İspanya Başbakanı Petro Sanchez de göçün İspanya ve diğer Avrupa ekonomilerinin büyük ihtiyaç duyduğu olumlu bir fenomen olduğunu kaydetti. Sanchez, “Müreffeh ve dolayısıyla dünyaya açık bir Avrupa mı istiyoruz, yoksa fakir ve dışa kapalı bir Avrupa mı istiyoruz?” sorusunun büyük önem taşıdığını vurgulayarak “Göç olgusunu gelecek seçimleri değil, gelecek nesilleri düşünerek ele almalıyız” dedi.
“Göçün siyasi olarak araçsallaştırılmasına izin verilemez”
AB liderleri zirvede, Belarus ve Rusya’dan artan göç akını nedeniyle sınırlarında iltica başvurularını geçici olarak askıya alan Polonya’ya da destek açıkladı.
AB liderleri zirve sonuç bildirisinde bazı ülkelerin siyasi amaçlarla göçmenleri araçsallaştırmasına izin verilmeyeceğini kaydetti.
“Rusya ve Belarus ya da başka herhangi bir ülkenin, iltica hakkı gibi değerlerimizi istismar etmesine ve demokrasilerimizi baltalamasına izin verilemez” ifadelerinin yer aldığı bildiride, bu tür sınamalarla karşı karşıya kalan Polonya ve diğer üye ülkelerle dayanışmaya vurgu yapıldı.
AB Konseyinin birliğin tüm dış sınırlarını mevcut tüm imkânları kullanarak korumakta ve göçmenlerin siyasi olarak araçsallaştırılmasına karşı koymakta kararlı olduğu da bir kez daha teyit edildi.
Bazı hükümet dışı örgütler, Polonya’nın sınırlarında iltica taleplerini reddetmesini AB hukukunun ihlali olarak nitelendiriyor.

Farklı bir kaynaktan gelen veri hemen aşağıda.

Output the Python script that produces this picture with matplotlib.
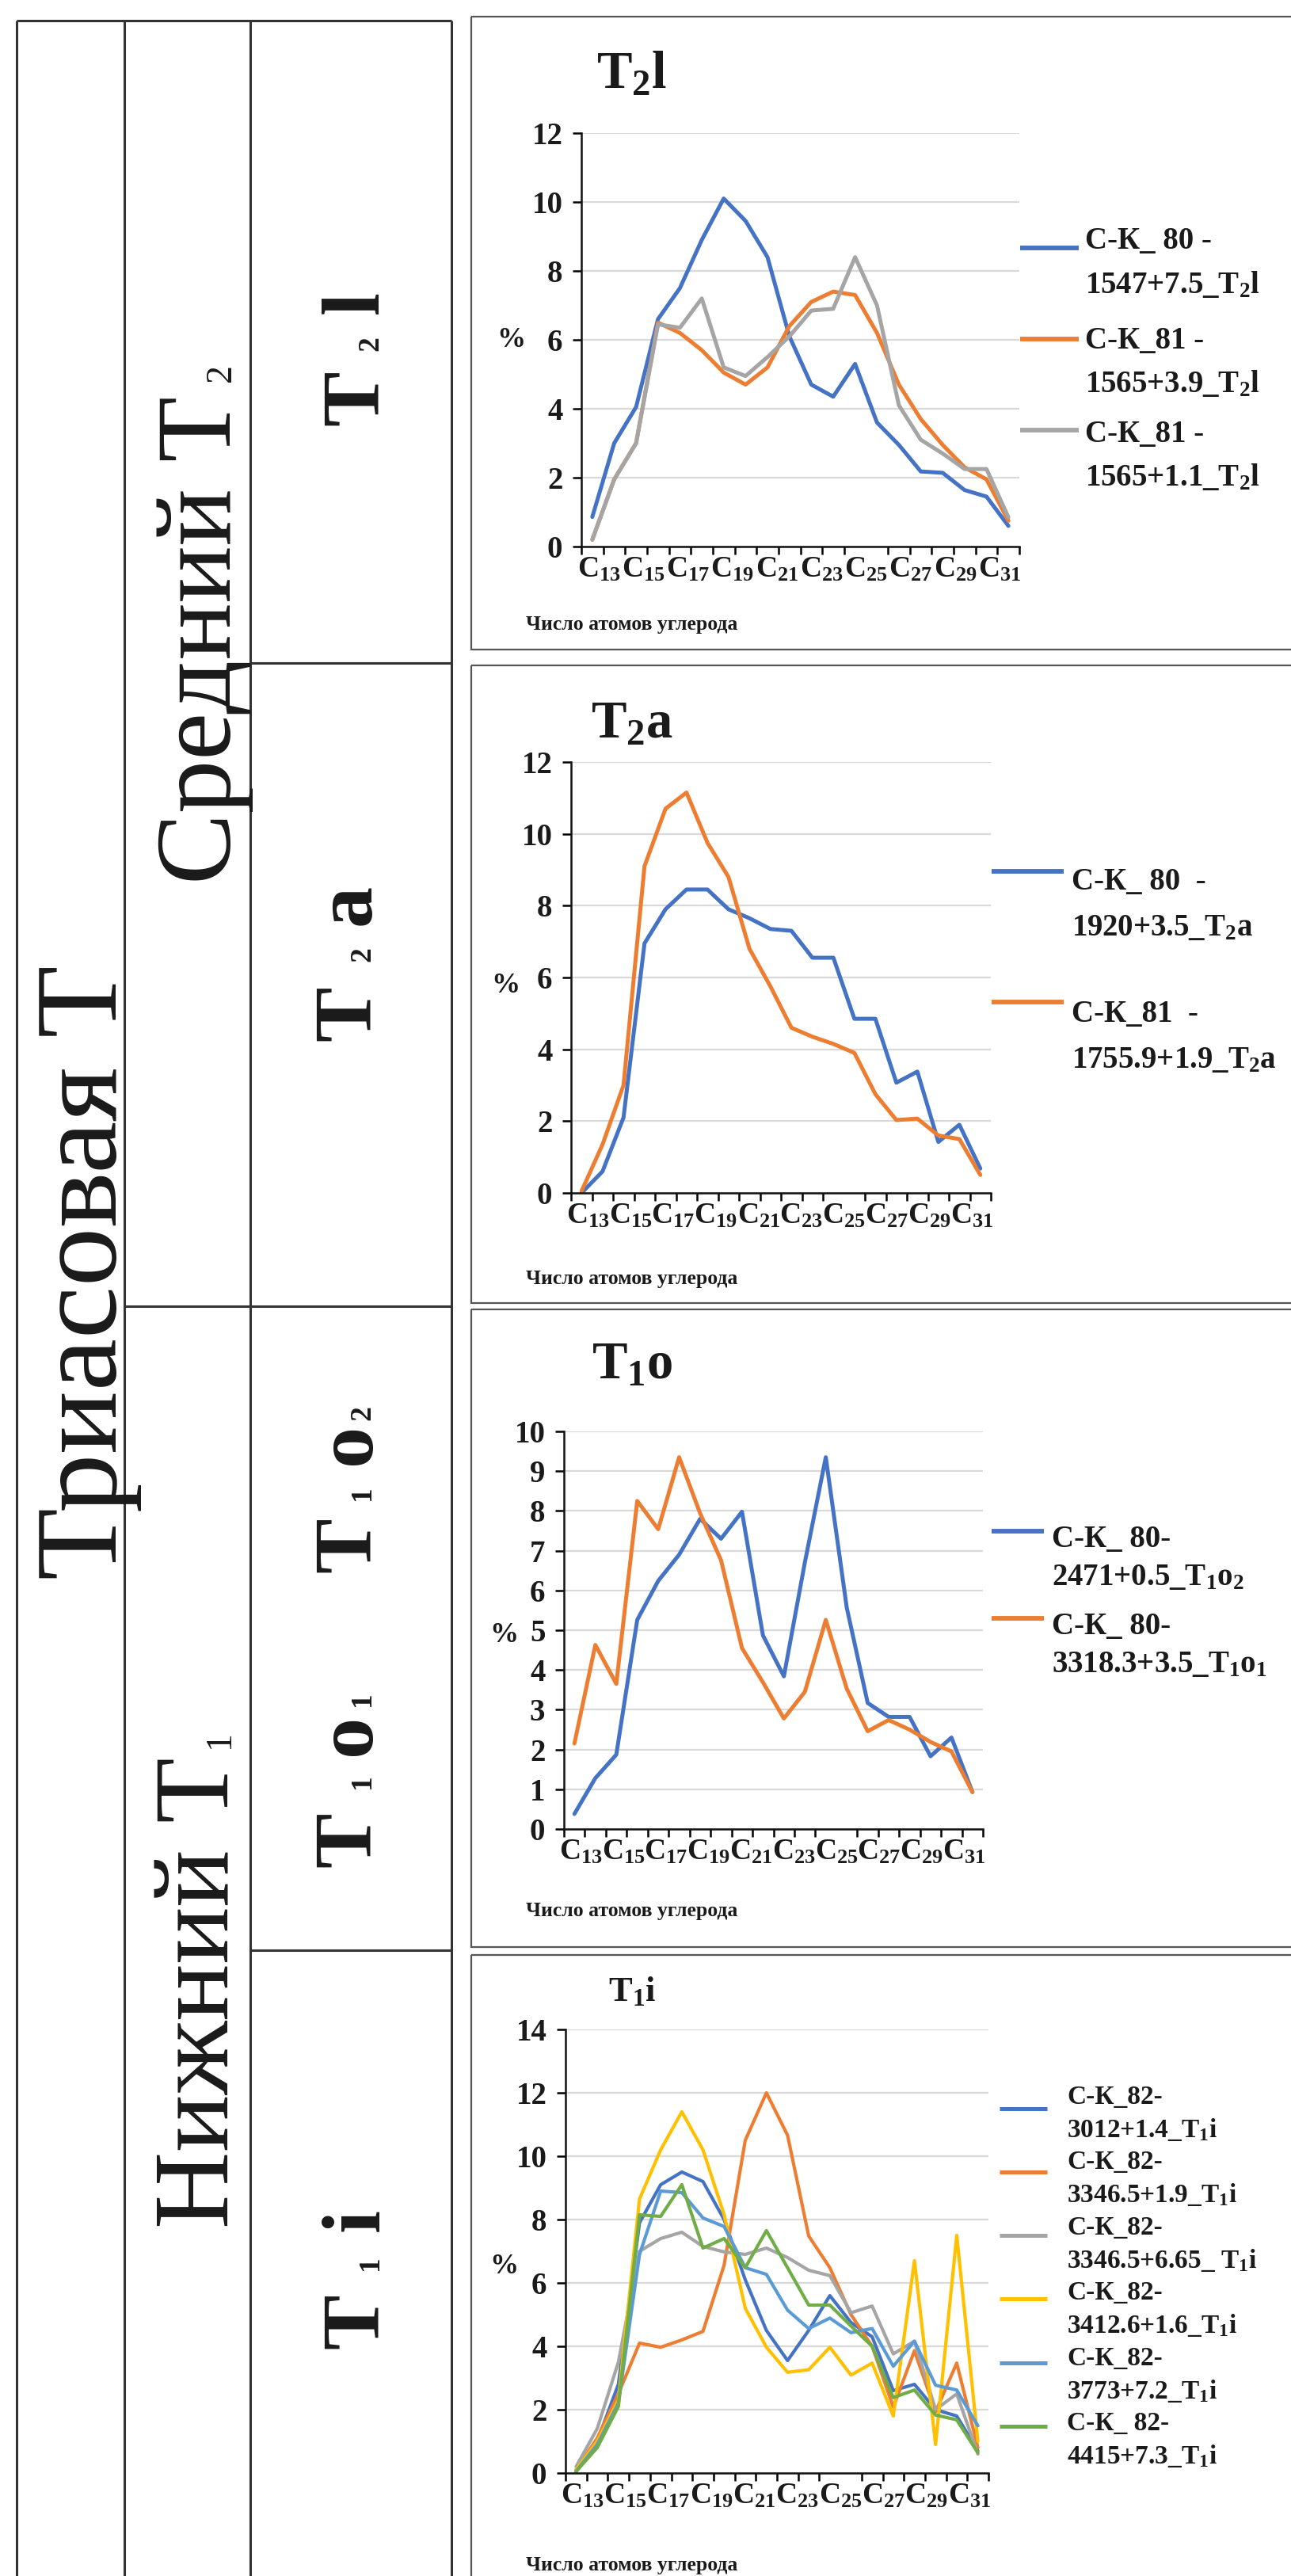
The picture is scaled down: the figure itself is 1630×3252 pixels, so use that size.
import numpy as np
import matplotlib
matplotlib.use("Agg")
import matplotlib.pyplot as plt
from matplotlib.lines import Line2D
from matplotlib.patches import Rectangle

W, H, DPI = 1630, 3252, 100

# ---------------- data ----------------
carbon = list(range(13, 33))                      # 20 categories (carbon number)
xtick_labels = ["C$_{%d}$" % n for n in range(13, 32, 2)]

# Panel T2l
t2l_titles = "T$_2$l"
t2l_labels = [("С-К_ 80 -", "1547+7.5_T$_2$l"),
              ("С-К_81 -", "1565+3.9_T$_2$l"),
              ("С-К_81 -", "1565+1.1_T$_2$l")]
t2l_ck80_1547_75 = [0.86, 3.0, 4.05, 6.6, 7.5, 8.9, 10.1, 9.45, 8.4, 6.1,
                    4.7, 4.35, 5.3, 3.6, 2.95, 2.18, 2.14, 1.64, 1.45, 0.6]
t2l_ck81_1565_39 = [0.2, 1.95, 3.0, 6.5, 6.2, 5.7, 5.05, 4.7, 5.2, 6.4,
                    7.1, 7.4, 7.3, 6.2, 4.7, 3.7, 2.95, 2.3, 1.95, 0.75]
t2l_ck81_1565_11 = [0.2, 1.95, 3.0, 6.45, 6.35, 7.2, 5.2, 4.95, 5.5, 6.1,
                    6.85, 6.9, 8.4, 7.0, 4.1, 3.1, 2.7, 2.25, 2.25, 0.85]

# Panel T2a
t2a_labels = [("С-К_ 80  -", "1920+3.5_T$_2$a"),
              ("С-К_81  -", "1755.9+1.9_T$_2$a")]
t2a_ck80_1920_35 = [0.0, 0.6, 2.1, 6.95, 7.9, 8.45, 8.45, 7.9, 7.65, 7.35,
                    7.3, 6.55, 6.55, 4.85, 4.85, 3.07, 3.38, 1.42, 1.9, 0.68]
t2a_ck81_1755_19 = [0.05, 1.35, 3.0, 9.1, 10.7, 11.15, 9.75, 8.8, 6.8, 5.75,
                    4.6, 4.35, 4.15, 3.9, 2.75, 2.03, 2.07, 1.6, 1.5, 0.5]

# Panel T1o
t1o_labels = [("С-К_ 80-", "2471+0.5_T$_1$o$_2$"),
              ("С-К_ 80-", "3318.3+3.5_T$_1$o$_1$")]
t1o_ck80_2471_05 = [0.38, 1.28, 1.87, 5.26, 6.24, 6.9, 7.8, 7.3, 7.98, 4.87,
                    3.84, 6.7, 9.35, 5.57, 3.17, 2.82, 2.82, 1.83, 2.3, 0.93]
t1o_ck80_3318_35 = [2.15, 4.63, 3.65, 8.25, 7.54, 9.35, 7.94, 6.76, 4.55, 3.69,
                    2.78, 3.45, 5.26, 3.53, 2.46, 2.74, 2.5, 2.19, 1.95, 0.93]

# Panel T1i
t1i_labels = [("С-К_82-", "3012+1.4_T$_1$i"),
              ("С-К_82-", "3346.5+1.9_T$_1$i"),
              ("С-К_82-", "3346.5+6.65_ T$_1$i"),
              ("С-К_82-", "3412.6+1.6_T$_1$i"),
              ("С-К_82-", "3773+7.2_T$_1$i"),
              ("С-К_ 82-", "4415+7.3_T$_1$i")]
t1i_ck82_3012_14 = [0.05, 1.0, 2.8, 7.9, 9.1, 9.5, 9.2, 8.0, 6.1, 4.5,
                    3.55, 4.5, 5.6, 4.75, 4.3, 2.6, 2.8, 2.0, 1.8, 0.7]
t1i_ck82_3346_19 = [0.1, 1.1, 2.5, 4.1, 3.97, 4.2, 4.47, 6.56, 10.5, 12.0,
                    10.66, 7.48, 6.48, 5.0, 4.0, 2.08, 3.86, 1.93, 3.47, 0.8]
t1i_ck82_3346_665 = [0.2, 1.4, 3.5, 7.0, 7.4, 7.6, 7.15, 6.98, 6.9, 7.1,
                     6.8, 6.4, 6.23, 5.06, 5.27, 3.76, 4.16, 2.0, 2.5, 0.6]
t1i_ck82_3412_16 = [0.1, 1.0, 2.3, 8.65, 10.2, 11.4, 10.2, 8.15, 5.2, 3.97,
                    3.18, 3.26, 3.97, 3.09, 3.47, 1.8, 6.7, 0.9, 7.5, 1.0]
t1i_ck82_3773_72 = [0.05, 0.9, 2.2, 6.9, 8.9, 8.85, 8.05, 7.78, 6.48, 6.27,
                    5.14, 4.56, 4.89, 4.43, 4.56, 3.37, 4.16, 2.77, 2.62, 1.49]
t1i_ck82_4415_73 = [0.05, 0.8, 2.1, 8.15, 8.1, 9.1, 7.1, 7.4, 6.48, 7.65,
                    6.48, 5.3, 5.3, 4.64, 4.0, 2.38, 2.62, 1.83, 1.68, 0.64]

C_BLUE, C_ORANGE, C_GRAY = "#4472C4", "#ED7D31", "#A5A5A5"
C_YELLOW, C_LBLUE, C_GREEN = "#FFC000", "#5B9BD5", "#70AD47"

# ---------------- style ----------------
plt.rcParams['font.family'] = ['Liberation Serif', 'DejaVu Serif']
plt.rcParams['font.weight'] = 'bold'
plt.rcParams['mathtext.fontset'] = 'custom'
plt.rcParams['mathtext.rm'] = 'Liberation Serif:bold'
plt.rcParams['mathtext.it'] = 'Liberation Serif:bold'
plt.rcParams['mathtext.bf'] = 'Liberation Serif:bold'

fig = plt.figure(figsize=(W / DPI, H / DPI), dpi=DPI)
fig.patch.set_facecolor('white')

bg = fig.add_axes([0, 0, 1, 1])
bg.set_xlim(0, W)
bg.set_ylim(H, 0)
bg.axis('off')

LINE = '#333333'
TXT = '#1a1a1a'


def hline(x0, x1, y, lw=2.2, c=LINE):
    bg.add_line(Line2D([x0, x1], [y, y], color=c, lw=lw, solid_capstyle='butt'))


def vline(x, y0, y1, lw=2.2, c=LINE):
    bg.add_line(Line2D([x, x], [y0, y1], color=c, lw=lw, solid_capstyle='butt'))


# ---------------- left stratigraphic table ----------------
TOP = 26
for xx in (21, 157, 316, 570):
    vline(xx, TOP, H + 5)
hline(21, 570, TOP)
hline(157, 570, 1649)
hline(316, 570, 837)
hline(316, 570, 2462)


def vtext(x, y, s, size, weight='bold', ha='center'):
    bg.text(x, y, s, rotation=90, rotation_mode='anchor', ha=ha, va='baseline',
            fontsize=size, fontweight=weight, color=TXT)


vtext(147, 1606, "Триасовая Т", 107, weight='normal')
vtext(291, 500, "Средний Т", 97, weight='normal', ha='right')
vtext(291, 471, "2", 33, weight='normal')
vtext(289, 2218, "Нижний Т", 97, weight='normal', ha='right')
vtext(289, 2196, "1", 33, weight='normal')

BIG, SMALL = 75, 27
for (xb, pieces) in [
        (477, [("T", 502, BIG), ("2", 434, SMALL), ("l", 382, BIG)]),
        (467, [("T", 1279, BIG), ("2", 1205, SMALL), ("a", 1142, BIG)]),
        (467, [("T", 1950, BIG), ("1", 1885, SMALL), ("o", 1823, BIG), ("2", 1784, SMALL)]),
        (467, [("T", 2322, BIG), ("1", 2249, SMALL), ("o", 2190, BIG), ("1", 2145, SMALL)]),
        (477, [("T", 2930, BIG), ("1", 2857, SMALL), ("i", 2803, BIG)])]:
    for s, yy, sz in pieces:
        vtext(xb, yy, s, sz)

# ---------------- chart panels ----------------
pos = np.arange(len(carbon))


def panel(box, axrect, title, title_size, title_xy, series, colors, labels,
          ymax, ystep, lw, pct_xy, xlab_xy, leg):
    bx0, by0, by1 = box
    bg.add_patch(Rectangle((bx0, by0), W + 10 - bx0, by1 - by0, fill=False,
                           ec='#555555', lw=1.6))
    x0, y0, x1, y1 = axrect
    ax = fig.add_axes([x0 / W, 1 - y1 / H, (x1 - x0) / W, (y1 - y0) / H])
    ax.patch.set_alpha(0)
    for vals, c in zip(series, colors):
        ax.plot(pos, vals, color=c, lw=lw, solid_joinstyle='round',
                solid_capstyle='round')
    ax.set_xlim(-0.5, len(carbon) - 0.5)
    ax.set_ylim(0, ymax)
    ax.set_yticks(np.arange(0, ymax + 0.01, ystep))
    ax.yaxis.grid(True, color='#d9d9d9', lw=1.6)
    ax.set_axisbelow(True)
    ax.set_xticks(np.linspace(0.3, 18.6, len(xtick_labels)))
    ax.set_xticklabels(xtick_labels)
    ax.set_xticks(np.arange(-0.5, len(carbon)), minor=True)
    ax.tick_params(axis='x', which='major', length=0, pad=8, labelsize=27,
                   labelcolor=TXT)
    ax.tick_params(axis='x', which='minor', length=7, width=1.8, direction='out')
    ax.tick_params(axis='y', length=8, width=1.8, pad=9, labelsize=28,
                   labelcolor=TXT)
    for side in ('top', 'right'):
        ax.spines[side].set_visible(False)
    for side in ('left', 'bottom'):
        ax.spines[side].set_linewidth(1.8)
        ax.spines[side].set_color('#111111')

    bg.text(title_xy[0], title_xy[1], title, ha='center', va='center',
            fontsize=title_size, color=TXT)
    bg.text(pct_xy[0], pct_xy[1], "%", ha='center', va='center', fontsize=26,
            color=TXT)
    bg.text(xlab_xy[0], xlab_xy[1], "Число атомов углерода", ha='center',
            va='center', fontsize=18.5, color=TXT)

    hx0, hx1, tx, handle_y, line1_y, dy, fs = leg
    for (l1, l2), c, hy, ly in zip(labels, colors, handle_y, line1_y):
        bg.add_line(Line2D([hx0, hx1], [hy, hy], color=c, lw=lw + 0.6,
                           solid_capstyle='butt'))
        bg.text(tx, ly, l1, ha='left', va='center', fontsize=fs, color=TXT)
        bg.text(tx, ly + dy, l2, ha='left', va='center', fontsize=fs, color=TXT)
    return ax


panel((595, 21, 820), (734, 168, 1287, 690), t2l_titles, 48, (798, 95),
      [t2l_ck80_1547_75, t2l_ck81_1565_39, t2l_ck81_1565_11],
      [C_BLUE, C_ORANGE, C_GRAY], t2l_labels, 12, 2, 3.6,
      (645, 429), (798, 788),
      (1288, 1362, 1370, [313, 428, 543], [305, 430, 548], 55, 28))

panel((595, 840, 1645), (721, 962, 1251, 1506), "T$_2$a", 48, (798, 915),
      [t2a_ck80_1920_35, t2a_ck81_1755_19],
      [C_BLUE, C_ORANGE], t2a_labels, 12, 2, 3.6,
      (638, 1244), (798, 1614),
      (1252, 1343, 1353, [1100, 1265], [1113, 1280], 58, 28))

panel((595, 1653, 2458), (712, 1807, 1241, 2309), "T$_1$o", 48, (798, 1724),
      [t1o_ck80_2471_05, t1o_ck80_3318_35],
      [C_BLUE, C_ORANGE], t1o_labels, 10, 1, 3.6,
      (636, 2064), (798, 2412),
      (1252, 1318, 1328, [1933, 2043], [1943, 2053], 48, 28))

panel((595, 2468, H + 10), (714, 2562, 1248, 3122), "T$_1$i", 32, (798, 2514),
      [t1i_ck82_3012_14, t1i_ck82_3346_19, t1i_ck82_3346_665,
       t1i_ck82_3412_16, t1i_ck82_3773_72, t1i_ck82_4415_73],
      [C_BLUE, C_ORANGE, C_GRAY, C_YELLOW, C_LBLUE, C_GREEN], t1i_labels,
      14, 2, 3.0,
      (636, 2861), (798, 3238),
      (1262, 1322, 1347, [2662, 2742, 2822, 2902, 2983, 3063],
       [2647, 2729, 2812, 2894, 2977, 3059], 41, 24))

fig.savefig("out.png", dpi=DPI, facecolor='white')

Von der Leyen ise bunun “Minsk ve Moskova’nın hibrit saldırılarına geçici bir yanıt olduğunu” söyleyerek tedbirin yasal olduğunu savunuyor.
Temmuz ayında Finlandiya da Rusya sınırından göçmen akınında yaşanan artış üzerine benzer bir tedbir almıştı.
Komşu ülkelerle vize politikalarını uyumlaştırma hedefi
Avrupalı liderlerinin zirve bildirisinde ayrıca AB’ye komşu ülkelerle vize politikalarının uyumlaştırılması hedefinin önemine vurgu yapılarak, “Güvenli ve yasal yollar, düzenli göç için kilit öneme sahip” denildi.
27 üyeli AB’de göç konusu aşırı sağın güçlenmesi nedeniyle en önemli gündem maddelerinden biri hâline geldi.